BEGIN DATA SECTION

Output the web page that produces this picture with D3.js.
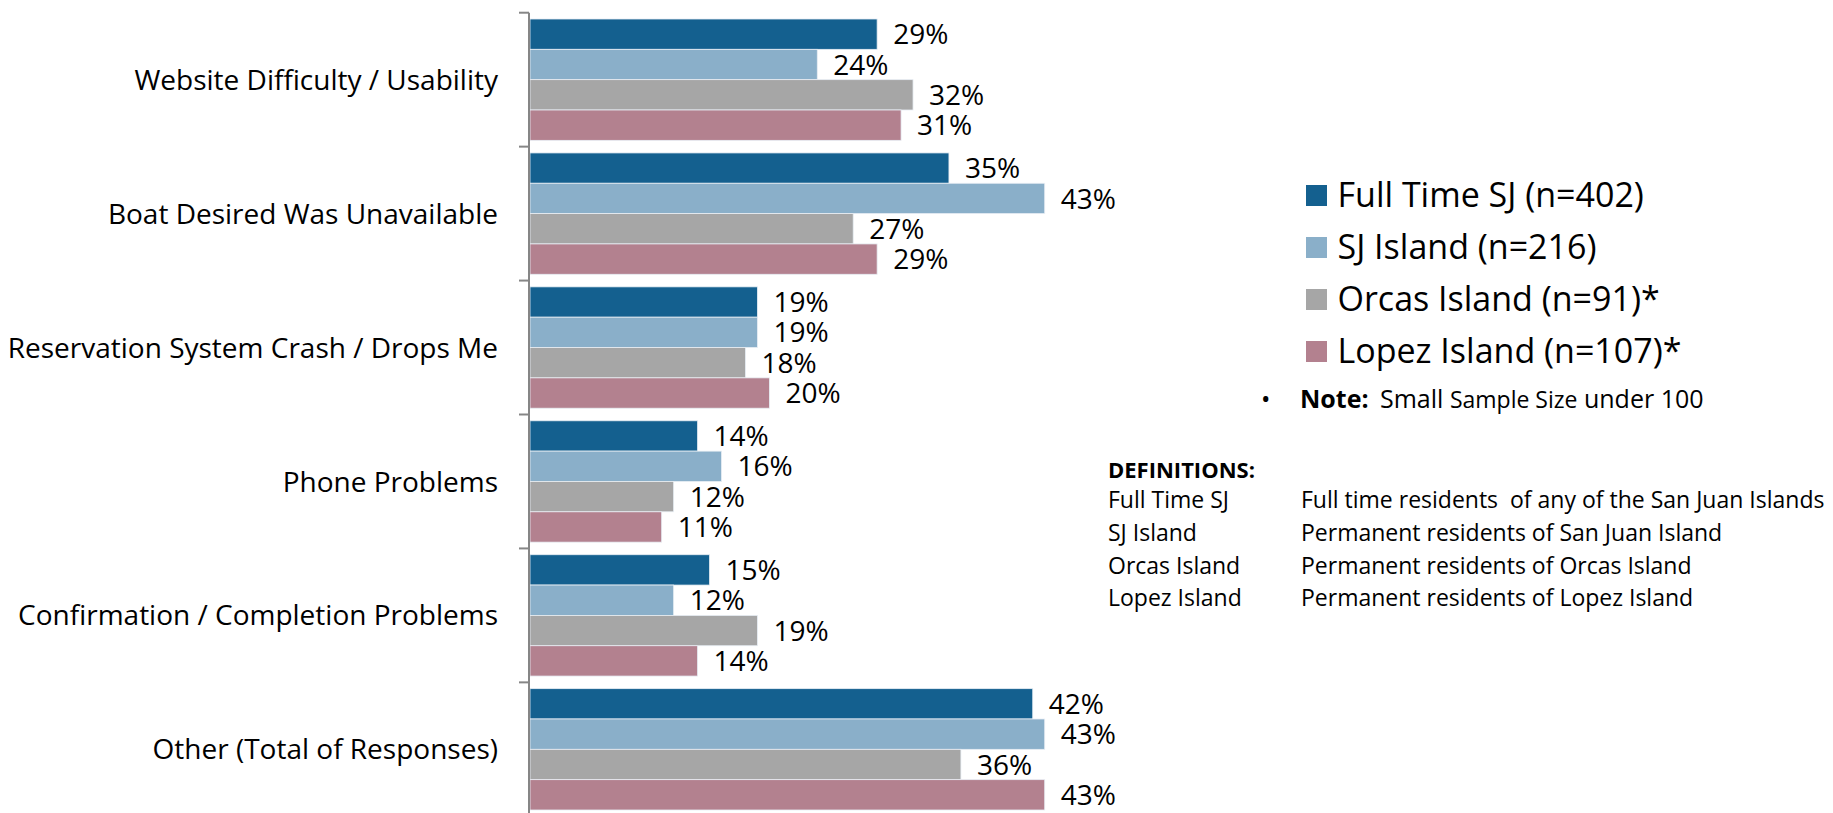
<!DOCTYPE html>
<html>
<head>
<meta charset="utf-8">
<script src="https://cdn.jsdelivr.net/npm/d3@7"></script>
<style>
  html, body { margin: 0; padding: 0; background: #fff; }
  svg { display: block; font-family: "Open Sans", sans-serif; }
</style>
</head>
<body>
<svg id="chart" width="1833" height="813"></svg>
<script>
// ---- data ----
const categories = [
  "Website Difficulty / Usability",
  "Boat Desired Was Unavailable",
  "Reservation System Crash / Drops Me",
  "Phone Problems",
  "Confirmation / Completion Problems",
  "Other (Total of Responses)"
];
const seriesNames = ["Full Time SJ (n=402)", "SJ Island (n=216)", "Orcas Island (n=91)*", "Lopez Island (n=107)*"];
const fullTimeSJ = [0.29, 0.35, 0.19, 0.14, 0.15, 0.42];
const sjIsland   = [0.24, 0.43, 0.19, 0.16, 0.12, 0.43];
const orcas      = [0.32, 0.27, 0.18, 0.12, 0.19, 0.36];
const lopez      = [0.31, 0.29, 0.20, 0.11, 0.14, 0.43];
const seriesValues = [fullTimeSJ, sjIsland, orcas, lopez];
const colors = ["#14608F", "#8AAFC9", "#A6A6A6", "#B3818F"];
const defLabels = ["Full Time SJ", "SJ Island", "Orcas Island", "Lopez Island"];
const defTexts = [
  "Full time residents  of any of the San Juan Islands",
  "Permanent residents of San Juan Island",
  "Permanent residents of Orcas Island",
  "Permanent residents of Lopez Island"
];

// ---- layout ----
const svg = d3.select("#chart");
const axisX = 529;
const x = d3.scaleLinear().domain([0, 1]).range([530, 530 + 1197]);
const y = d3.scaleBand().domain(categories).range([12.7, 816.3])
  .paddingInner(0.094).paddingOuter(0.047);
const yInner = d3.scaleBand().domain(d3.range(seriesNames.length)).range([0, y.bandwidth()]);
const fmt = d3.format(".0%");

// bars
const groups = svg.append("g").selectAll("g")
  .data(categories)
  .join("g")
  .attr("transform", d => `translate(0,${y(d)})`);

groups.selectAll("rect")
  .data((c, ci) => seriesValues.map((vals, si) => ({ si, v: vals[ci] })))
  .join("rect")
  .attr("x", x(0))
  .attr("y", d => yInner(d.si))
  .attr("width", d => x(d.v) - x(0))
  .attr("height", yInner.bandwidth())
  .attr("fill", d => colors[d.si])
  .attr("stroke", "#e8eef4")
  .attr("stroke-width", 0.8);

groups.selectAll("text.val")
  .data((c, ci) => seriesValues.map((vals, si) => ({ si, v: vals[ci] })))
  .join("text")
  .attr("class", "val")
  .attr("x", d => x(d.v) + 16)
  .attr("y", d => yInner(d.si) + yInner.bandwidth() / 2)
  .attr("dy", "0.36em")
  .attr("font-size", 28)
  .attr("fill", "#000")
  .text(d => fmt(d.v));

// axis: category labels
const axis = svg.append("g")
  .attr("transform", `translate(${axisX},0)`)
  .call(d3.axisLeft(y).tickSize(0).tickPadding(31));
axis.select(".domain").remove();
axis.selectAll("text")
  .attr("font-size", 28)
  .attr("font-family", "Open Sans, sans-serif")
  .attr("fill", "#000")
  .attr("dy", "0.36em");

// axis line and boundary ticks
const step = y.step();
const boundaries = categories.map(c => y(c) - step * y.paddingInner() / 2)
  .concat([y(categories[categories.length - 1]) + y.bandwidth() + step * y.paddingInner() / 2]);
svg.append("line")
  .attr("x1", axisX).attr("x2", axisX)
  .attr("y1", boundaries[0]).attr("y2", 820)
  .attr("stroke", "#868686").attr("stroke-width", 2);
svg.append("g").selectAll("line")
  .data(boundaries)
  .join("line")
  .attr("x1", axisX - 10).attr("x2", axisX)
  .attr("y1", d => d).attr("y2", d => d)
  .attr("stroke", "#868686").attr("stroke-width", 2);

// legend
const legend = svg.append("g").attr("transform", "translate(1306,185)");
const li = legend.selectAll("g")
  .data(seriesNames)
  .join("g")
  .attr("transform", (d, i) => `translate(0,${i * 52})`);
li.append("rect").attr("width", 21).attr("height", 21).attr("fill", (d, i) => colors[i]);
li.append("text")
  .attr("x", 31.5).attr("y", 9.5).attr("dy", "0.36em")
  .attr("font-size", 34).attr("fill", "#000")
  .text(d => d);

// note
const note = svg.append("g");
note.append("text").attr("x", 1261).attr("y", 407.7).attr("font-size", 25).text("•");
note.append("text").attr("x", 1300).attr("y", 407.7).attr("font-size", 25)
  .attr("font-weight", "bold").text("Note:");
const nt = note.append("text").attr("x", 1380).attr("y", 407.7).attr("font-size", 25);
nt.append("tspan").text("Small ");
nt.append("tspan").attr("font-size", 23).text("Sample Size");
nt.append("tspan").text(" under 100");

// definitions
const defs = svg.append("g").attr("font-size", 23).attr("fill", "#000");
defs.append("text").attr("x", 1108).attr("y", 478).attr("font-weight", "bold")
  .attr("font-size", 22).text("DEFINITIONS:");
defs.selectAll("text.dl").data(defLabels).join("text").attr("class", "dl")
  .attr("x", 1108).attr("y", (d, i) => 508 + i * 32.8).text(d => d);
defs.selectAll("text.dt").data(defTexts).join("text").attr("class", "dt")
  .attr("x", 1301).attr("y", (d, i) => 508 + i * 32.8)
  .style("white-space", "pre").text(d => d);
</script>
</body>
</html>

END DATA SECTION

**TASK INSTRUCTIONS:** Transcribe the whole listing exactly. Pictures stay out of your copy.

**RESULT FOR THIS EXERCISE:**
Output the web page that produces this picture with D3.js.
<!DOCTYPE html>
<html>
<head>
<meta charset="utf-8">
<script src="https://cdn.jsdelivr.net/npm/d3@7"></script>
<style>
  html, body { margin: 0; padding: 0; background: #fff; }
  svg { display: block; font-family: "Open Sans", sans-serif; }
</style>
</head>
<body>
<svg id="chart" width="1833" height="813"></svg>
<script>
// ---- data ----
const categories = [
  "Website Difficulty / Usability",
  "Boat Desired Was Unavailable",
  "Reservation System Crash / Drops Me",
  "Phone Problems",
  "Confirmation / Completion Problems",
  "Other (Total of Responses)"
];
const seriesNames = ["Full Time SJ (n=402)", "SJ Island (n=216)", "Orcas Island (n=91)*", "Lopez Island (n=107)*"];
const fullTimeSJ = [0.29, 0.35, 0.19, 0.14, 0.15, 0.42];
const sjIsland   = [0.24, 0.43, 0.19, 0.16, 0.12, 0.43];
const orcas      = [0.32, 0.27, 0.18, 0.12, 0.19, 0.36];
const lopez      = [0.31, 0.29, 0.20, 0.11, 0.14, 0.43];
const seriesValues = [fullTimeSJ, sjIsland, orcas, lopez];
const colors = ["#14608F", "#8AAFC9", "#A6A6A6", "#B3818F"];
const defLabels = ["Full Time SJ", "SJ Island", "Orcas Island", "Lopez Island"];
const defTexts = [
  "Full time residents  of any of the San Juan Islands",
  "Permanent residents of San Juan Island",
  "Permanent residents of Orcas Island",
  "Permanent residents of Lopez Island"
];

// ---- layout ----
const svg = d3.select("#chart");
const axisX = 529;
const x = d3.scaleLinear().domain([0, 1]).range([530, 530 + 1197]);
const y = d3.scaleBand().domain(categories).range([12.7, 816.3])
  .paddingInner(0.094).paddingOuter(0.047);
const yInner = d3.scaleBand().domain(d3.range(seriesNames.length)).range([0, y.bandwidth()]);
const fmt = d3.format(".0%");

// bars
const groups = svg.append("g").selectAll("g")
  .data(categories)
  .join("g")
  .attr("transform", d => `translate(0,${y(d)})`);

groups.selectAll("rect")
  .data((c, ci) => seriesValues.map((vals, si) => ({ si, v: vals[ci] })))
  .join("rect")
  .attr("x", x(0))
  .attr("y", d => yInner(d.si))
  .attr("width", d => x(d.v) - x(0))
  .attr("height", yInner.bandwidth())
  .attr("fill", d => colors[d.si])
  .attr("stroke", "#e8eef4")
  .attr("stroke-width", 0.8);

groups.selectAll("text.val")
  .data((c, ci) => seriesValues.map((vals, si) => ({ si, v: vals[ci] })))
  .join("text")
  .attr("class", "val")
  .attr("x", d => x(d.v) + 16)
  .attr("y", d => yInner(d.si) + yInner.bandwidth() / 2)
  .attr("dy", "0.36em")
  .attr("font-size", 28)
  .attr("fill", "#000")
  .text(d => fmt(d.v));

// axis: category labels
const axis = svg.append("g")
  .attr("transform", `translate(${axisX},0)`)
  .call(d3.axisLeft(y).tickSize(0).tickPadding(31));
axis.select(".domain").remove();
axis.selectAll("text")
  .attr("font-size", 28)
  .attr("font-family", "Open Sans, sans-serif")
  .attr("fill", "#000")
  .attr("dy", "0.36em");

// axis line and boundary ticks
const step = y.step();
const boundaries = categories.map(c => y(c) - step * y.paddingInner() / 2)
  .concat([y(categories[categories.length - 1]) + y.bandwidth() + step * y.paddingInner() / 2]);
svg.append("line")
  .attr("x1", axisX).attr("x2", axisX)
  .attr("y1", boundaries[0]).attr("y2", 820)
  .attr("stroke", "#868686").attr("stroke-width", 2);
svg.append("g").selectAll("line")
  .data(boundaries)
  .join("line")
  .attr("x1", axisX - 10).attr("x2", axisX)
  .attr("y1", d => d).attr("y2", d => d)
  .attr("stroke", "#868686").attr("stroke-width", 2);

// legend
const legend = svg.append("g").attr("transform", "translate(1306,185)");
const li = legend.selectAll("g")
  .data(seriesNames)
  .join("g")
  .attr("transform", (d, i) => `translate(0,${i * 52})`);
li.append("rect").attr("width", 21).attr("height", 21).attr("fill", (d, i) => colors[i]);
li.append("text")
  .attr("x", 31.5).attr("y", 9.5).attr("dy", "0.36em")
  .attr("font-size", 34).attr("fill", "#000")
  .text(d => d);

// note
const note = svg.append("g");
note.append("text").attr("x", 1261).attr("y", 407.7).attr("font-size", 25).text("•");
note.append("text").attr("x", 1300).attr("y", 407.7).attr("font-size", 25)
  .attr("font-weight", "bold").text("Note:");
const nt = note.append("text").attr("x", 1380).attr("y", 407.7).attr("font-size", 25);
nt.append("tspan").text("Small ");
nt.append("tspan").attr("font-size", 23).text("Sample Size");
nt.append("tspan").text(" under 100");

// definitions
const defs = svg.append("g").attr("font-size", 23).attr("fill", "#000");
defs.append("text").attr("x", 1108).attr("y", 478).attr("font-weight", "bold")
  .attr("font-size", 22).text("DEFINITIONS:");
defs.selectAll("text.dl").data(defLabels).join("text").attr("class", "dl")
  .attr("x", 1108).attr("y", (d, i) => 508 + i * 32.8).text(d => d);
defs.selectAll("text.dt").data(defTexts).join("text").attr("class", "dt")
  .attr("x", 1301).attr("y", (d, i) => 508 + i * 32.8)
  .style("white-space", "pre").text(d => d);
</script>
</body>
</html>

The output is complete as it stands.